Son chant apparaît d’une grande fluidité, sans aucun son fixe ou déplacé, tant et si bien qu’il paraît difficile de discerner ses respirations qui font partie intégrante de l’ensemble. En dehors d’aigus pointés et de graves ardemment appuyés, Carlo Vistoli ose les écarts les plus improbables, amenant l’auditeur dans une sorte d’ivresse fort communicative. Toutes ces qualités vocales ne doivent pas occulter l’émotion sincère dégagée par ce chant souverain, tant dans les extraits de Lotario et Partenope de Haendel, de Griselda de Scarlatti, de Scipione il Giovane de Luca Antonio Predieri, ou pour conclure de Demofonte de Gaetano Maria Schiassi, très bel air du personnage de Timante, embarqué dans une tempête.

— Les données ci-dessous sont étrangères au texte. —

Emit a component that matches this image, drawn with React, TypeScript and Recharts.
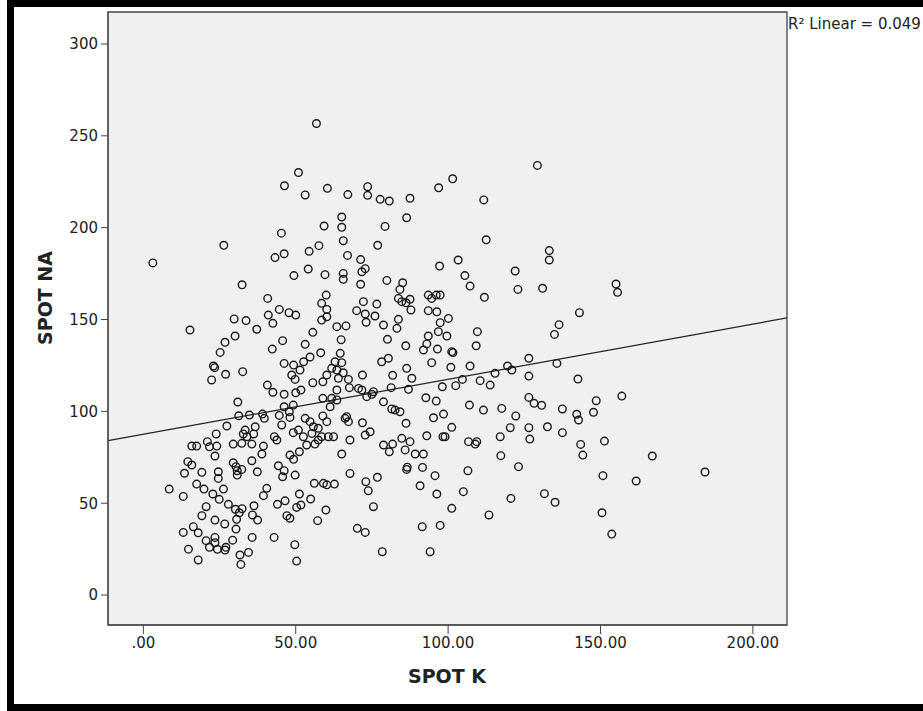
import { ScatterChart, Scatter, XAxis, YAxis, CartesianGrid, ReferenceArea, ReferenceLine } from 'recharts';

// SPOT K values (x)
const spotK = [
  56.8, 50.9, 46.3, 53.1, 60.4, 59.3, 45.3, 26.4, 3.1, 43.2, 46.2, 54.4, 57.6, 54.1, 49.4, 32.4, 59.6,
  101.5, 96.9, 111.7, 87.5, 80.7, 77.7, 73.6, 73.6, 67.1, 86.4, 79.3, 65.1, 65.1, 65.6, 76.9, 112.5, 67, 71.3, 72.8, 71.7, 65.6, 65.6, 71.3, 79.9, 85.1, 84.2, 97.2, 103.3, 105.5, 107.2, 122, 122.9,
  129.3, 133.2, 133.2, 131, 155.1, 155.6,
  143.1, 136.4, 134.9, 126.5, 135.7, 126.5, 142.6, 126.5, 128.2, 130.7, 137.5, 148.6, 157, 142.2, 142.8, 147.7, 126.5, 132.6, 137.5, 126.8, 143.5, 151.3,
  144.2, 167, 184.3, 150.8, 161.7, 131.6, 135.1, 150.5, 153.7,
  65.1, 80.7, 85.9, 89.2, 91.9, 117.3, 123.1, 86.4, 86.6, 91.6, 67.8, 76.8, 73, 62.7, 95.7, 106.5, 73.8, 90.8, 96.3, 105, 120.6, 75.5, 101.2, 113.4, 70.2, 72.8, 91.5, 97.4, 78.4, 94.1,
  8.5, 13.1, 13.5, 14.6, 15.9, 19.2, 17.5, 19.9, 22.8, 26.3, 24.9, 20.6, 19.2, 13.1, 16.4, 18, 14.8, 18, 20.6, 23.5, 23.5, 21.7, 24.3, 27.1, 26.8, 29.3, 23.5, 26.7, 30.4, 31.7, 32, 34.5, 35.7, 30.6, 31.5, 32.4, 30.2, 36.3, 35.8, 37.5, 27.9, 42.9, 49.7, 50.3, 44, 46.5, 47.1, 48.1, 50.3, 51.7, 54.9, 51.2, 57.2, 59.9, 39.4, 40.5, 49.8, 45.7, 44.3, 46.2, 48.1, 49.3, 51.2, 56.1, 59.1, 60.2, 35.6, 37.4, 38.9, 29.5, 30.4, 30.8, 32.3, 30.8, 24.6, 24.6, 23.5,
  40.8, 15.3, 29.8, 33.7, 37.2, 41, 42.5, 44.6, 47.8, 50, 30.1, 26.8, 25.2, 45.7, 42.3, 55.6, 53.1, 58.2, 54.7, 60, 58.5, 60.2, 58.5, 60.2, 23, 23.4, 22.4, 27, 32.6, 46.2, 49.3, 52.6, 51.4, 48.7, 49.8, 55.6, 58.9, 60.2, 40.7, 42.5, 46.2, 50, 51.7, 58.9, 31, 31.3, 34.8, 39.1, 39.7, 27.4, 46.2, 49.2, 44.6, 48.1, 47.9, 45.4, 33.4, 36.7, 36.2, 23.9, 21, 17.5, 15.9, 21.7, 24.1, 29.5, 32.8, 34, 32.3, 35.6, 39.4, 43, 43.8, 49.2, 50.9, 53.1, 54.7, 55.8, 55.3, 57.4, 58.9, 60.2, 58.5, 60.7, 56.3, 52.5, 53.6, 57.4,
  72.2, 76.6, 70, 72.8, 76, 73.1, 83.7, 86.2, 87.5, 84.8, 87.8, 83.7, 83.2, 78.8, 93.5, 96.1, 94.6, 97.4, 93.5, 96.3, 100.1, 97.4, 96.8, 99.6, 93.5, 93, 91.9, 96.5, 101.2, 101.6, 109.6, 109.2, 111.9, 80.1, 86.1, 94.6, 100.9, 107.2, 78.2, 80.4, 86.4, 88.1, 81.8, 71.9, 64.6, 65.1, 61.8, 63.5, 65.6, 64, 67.3, 63.5, 67.6, 70.6, 61.8, 63.5, 71.7, 73.3, 75.5, 75, 81.3, 87, 78.8, 81.5, 84.2, 82.6, 86.2, 92.7, 96.1, 98.5, 95.2, 98.3, 99, 93, 101.2, 98.1, 102.5, 104.7, 110.5, 113.8, 115.4, 119.5, 120.9, 107, 111.6, 117.6, 122.2, 120.4, 106.7, 108.9, 109.4, 117.1, 66.7, 67.3, 66.2, 71.9, 74.4, 72.8, 62.4, 67.8, 78.8, 81.8, 84.8, 87.5, 61.3, 63.5, 66.5, 64.9, 62.9,
];

// SPOT NA values (y), same order as spotK
const spotNA = [
  256.7, 230, 222.8, 217.8, 221.4, 200.9, 197, 190.4, 180.8, 183.7, 185.8, 187.1, 190.2, 177.5, 173.9, 168.9, 174.4,
  226.6, 221.7, 215.1, 216, 214.5, 215.4, 222.3, 217.6, 218, 205.4, 200.7, 205.8, 200.2, 192.9, 190.4, 193.4, 184.9, 182.6, 177.7, 176, 175.1, 171.9, 169.2, 171.3, 170, 166.4, 179.1, 182.4, 173.9, 168.2, 176.4, 166.4,
  233.9, 187.5, 182.4, 167, 169.3, 164.8,
  153.7, 147.2, 141.9, 128.9, 126.1, 119.2, 117.6, 107.6, 104.4, 103.3, 101.3, 105.8, 108.3, 98.4, 95.3, 99.5, 91.1, 91.6, 88.4, 84.9, 82, 83.8,
  76.2, 75.7, 67, 65, 62.1, 55.2, 50.5, 44.8, 33.2,
  76.8, 78, 79, 76.8, 76.8, 75.9, 69.9, 68.4, 69.6, 69.5, 66.2, 64.1, 61.7, 60.4, 65, 67.7, 56.8, 59.5, 55, 56.3, 52.6, 48.1, 47.2, 43.6, 36.3, 34.1, 37.2, 37.9, 23.6, 23.6,
  57.7, 53.7, 66.3, 72.6, 70.8, 66.8, 60.4, 57.7, 55, 57.7, 52.1, 48.1, 43.2, 34.1, 37.2, 33.9, 25, 19.1, 29.6, 31.4, 28.5, 26, 24.9, 26, 24.5, 29.9, 40.8, 38.7, 35.9, 21.8, 16.7, 23.2, 31.4, 41.2, 44.8, 47, 46.7, 48.6, 43.6, 40.8, 49.4, 31.4, 27.4, 18.5, 49.4, 51.3, 43.2, 41.8, 47.7, 49, 52.3, 55, 40.5, 46.3, 54.1, 58.1, 65.3, 64.4, 70.4, 67.7, 76.2, 73.9, 78, 60.8, 60.8, 60, 73.1, 67.1, 76.8, 72, 69.9, 67.7, 68.4, 65.3, 67.1, 63.5, 75.7,
  161.5, 144.3, 150.3, 149.4, 144.7, 152.4, 147.9, 155.5, 153.7, 152.4, 141, 137.6, 132.1, 138.5, 133.9, 143, 136.5, 131.9, 129.6, 163.3, 158.8, 155.5, 149.7, 151.5, 124.7, 123.8, 117.1, 120.2, 121.6, 126.1, 125.2, 127, 122.5, 119.8, 117.4, 115.6, 116.1, 119.8, 114.3, 110.4, 109.3, 110.1, 111.6, 107.1, 105.1, 97.6, 98, 98.5, 96.2, 92, 102.5, 103.4, 97.8, 96.7, 99.8, 92.6, 89.8, 91.6, 87.7, 87.7, 83.5, 81.1, 81.1, 80.7, 81.1, 82.2, 87.7, 86.2, 82.6, 82.2, 81.1, 86.2, 84.4, 88.4, 89.8, 96.2, 94.4, 91.6, 88, 90.8, 97.5, 94.4, 86.2, 86.2, 82.2, 86.2, 81.7, 84.4,
  159.7, 158.4, 154.8, 153, 151.9, 148.5, 161.5, 159.1, 161, 159.7, 155.2, 150.1, 145.2, 147, 163.3, 163.3, 161.5, 163.3, 154.8, 154.2, 150.6, 148.3, 143.4, 141, 141, 136.7, 133.4, 133.9, 132.5, 132, 143.4, 135.7, 162.1, 139.2, 135.7, 126.5, 124, 124.7, 127, 128.9, 123.4, 118, 119.6, 119.8, 131.6, 126.5, 123.4, 122.5, 121, 118, 117.4, 111.6, 112.9, 112.5, 107.1, 106.2, 111.6, 108, 110.7, 109.3, 112.9, 112, 105.2, 101.3, 99.8, 100.7, 93.5, 107.4, 105.6, 98.5, 96.5, 86.2, 86.2, 86.7, 91.3, 113.4, 114, 117.4, 116.7, 114.3, 120.7, 124.7, 122.5, 103.4, 100.7, 101.6, 97.5, 91.1, 83.5, 82.2, 83.5, 86.2, 97.1, 94.4, 96.2, 93.8, 88.9, 87.1, 86.2, 84.4, 81.7, 82.2, 85.3, 83.5, 102.5, 146.1, 146.5, 139, 127,
];

const xTicks = [0, 50, 100, 150, 200];
const yTicks = [0, 50, 100, 150, 200, 250, 300];
const xDomain = [-11.6, 211.2];
const yDomain = [-16.3, 317.4];

// linear fit line
const fitIntercept = 87.5;
const fitSlope = 0.3;
const rSquared = '0.049';

const points = spotK.map((k, i) => ({ k, na: spotNA[i] }));

const fmtX = (v: number) => (v === 0 ? '.00' : v.toFixed(2));

const Ring = (props: any) => (
  <circle cx={props.cx} cy={props.cy} r={3.8} fill="none" stroke="#1a1a1a" strokeWidth={1.4} />
);

export default function App() {
  const tickStyle = { fill: '#222', fontSize: 15, fontFamily: 'DejaVu Sans' };
  return (
    <div style={{ position: 'absolute', left: 0, top: 0, width: 923, height: 711, background: '#fff', overflow: 'hidden', fontFamily: 'DejaVu Sans' }}>
      <div style={{ position: 'absolute', left: 7, top: 0, width: 930, height: 711, border: '7px solid #000', boxSizing: 'border-box' }} />
      <ScatterChart width={923} height={711} margin={{ top: 12, right: 136, bottom: 0, left: 0 }} style={{ position: 'absolute', left: 0, top: 0 }}>
        <CartesianGrid horizontal={false} vertical={false} fill="#f0f0f0" />
        <XAxis
          type="number"
          dataKey="k"
          domain={xDomain}
          ticks={xTicks}
          allowDataOverflow
          height={86}
          tickSize={9}
          tickMargin={3}
          tickFormatter={fmtX}
          tick={tickStyle}
          stroke="#444"
        />
        <YAxis
          type="number"
          dataKey="na"
          domain={yDomain}
          ticks={yTicks}
          allowDataOverflow
          width={108}
          tickSize={7}
          tickMargin={3}
          tick={tickStyle}
          stroke="#444"
        />
        <ReferenceLine
          segment={[
            { x: xDomain[0], y: fitIntercept + fitSlope * xDomain[0] },
            { x: xDomain[1], y: fitIntercept + fitSlope * xDomain[1] },
          ]}
          stroke="#222"
          strokeWidth={1.2}
          ifOverflow="visible"
        />
        <Scatter data={points} shape={Ring} isAnimationActive={false} />
        <ReferenceArea x1={xDomain[0]} x2={xDomain[1]} y1={yDomain[0]} y2={yDomain[1]} fill="none" stroke="#444" strokeWidth={1.3} fillOpacity={0} />
      </ScatterChart>
      <div style={{ position: 'absolute', left: 788, top: 17, fontSize: 15, lineHeight: 1, color: '#222', whiteSpace: 'nowrap' }}>
        R² Linear = {rSquared}
      </div>
      <div style={{ position: 'absolute', left: 447, top: 676, transform: 'translate(-50%, -50%)', fontSize: 19, fontWeight: 'bold', color: '#222', whiteSpace: 'nowrap' }}>
        SPOT K
      </div>
      <div style={{ position: 'absolute', left: 45, top: 298, transform: 'translate(-50%, -50%) rotate(-90deg)', fontSize: 19, fontWeight: 'bold', color: '#222', whiteSpace: 'nowrap' }}>
        SPOT NA
      </div>
    </div>
  );
}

En effectif certes limité, Les Accents et Thibault Noally semblent se délecter à accompagner tous ces airs variés, et Carlo Vistoli en premier lieu. Toute leur musicalité se révèle par ailleurs dans les deux morceaux pour orchestre seul inclus au programme, un Quartetto en ré mineur de Scarlatti et le Concerto pour violon RV275 d’Antonio Vivaldi. Devant l’enthousiasme du public et ses applaudissement plus que nourris, les artistes interprètent en bis un air extrait du Giulio Cesare de Haendel, où Carlo Vistoli et Thibault Noaly, avec malice et complicité, rivalisent tour à tour de virtuosité, ce pour fêter les 10 ans d’existence des Accents.
Ce concert marque aussi le départ de la fondatrice (avec son mari Kader Assisi décédé il y a deux ans) et directrice artistique du Festival de Beaune Anne Blanchard. Le nouveau responsable qui assure désormais l’avenir de cette manifestation indispensable pour la musique baroque, Maximilien Hondermarck, salue avec chaleur leur parcours et leur générosité envers les artistes. Carlo Vistoli et Thibault Noally en font de même, avec l’air des adieux Chio parta extrait du Partenope de Haendel, maître absolu du Festival de Beaune, comme le rappelle fort à propos Anne Blanchard.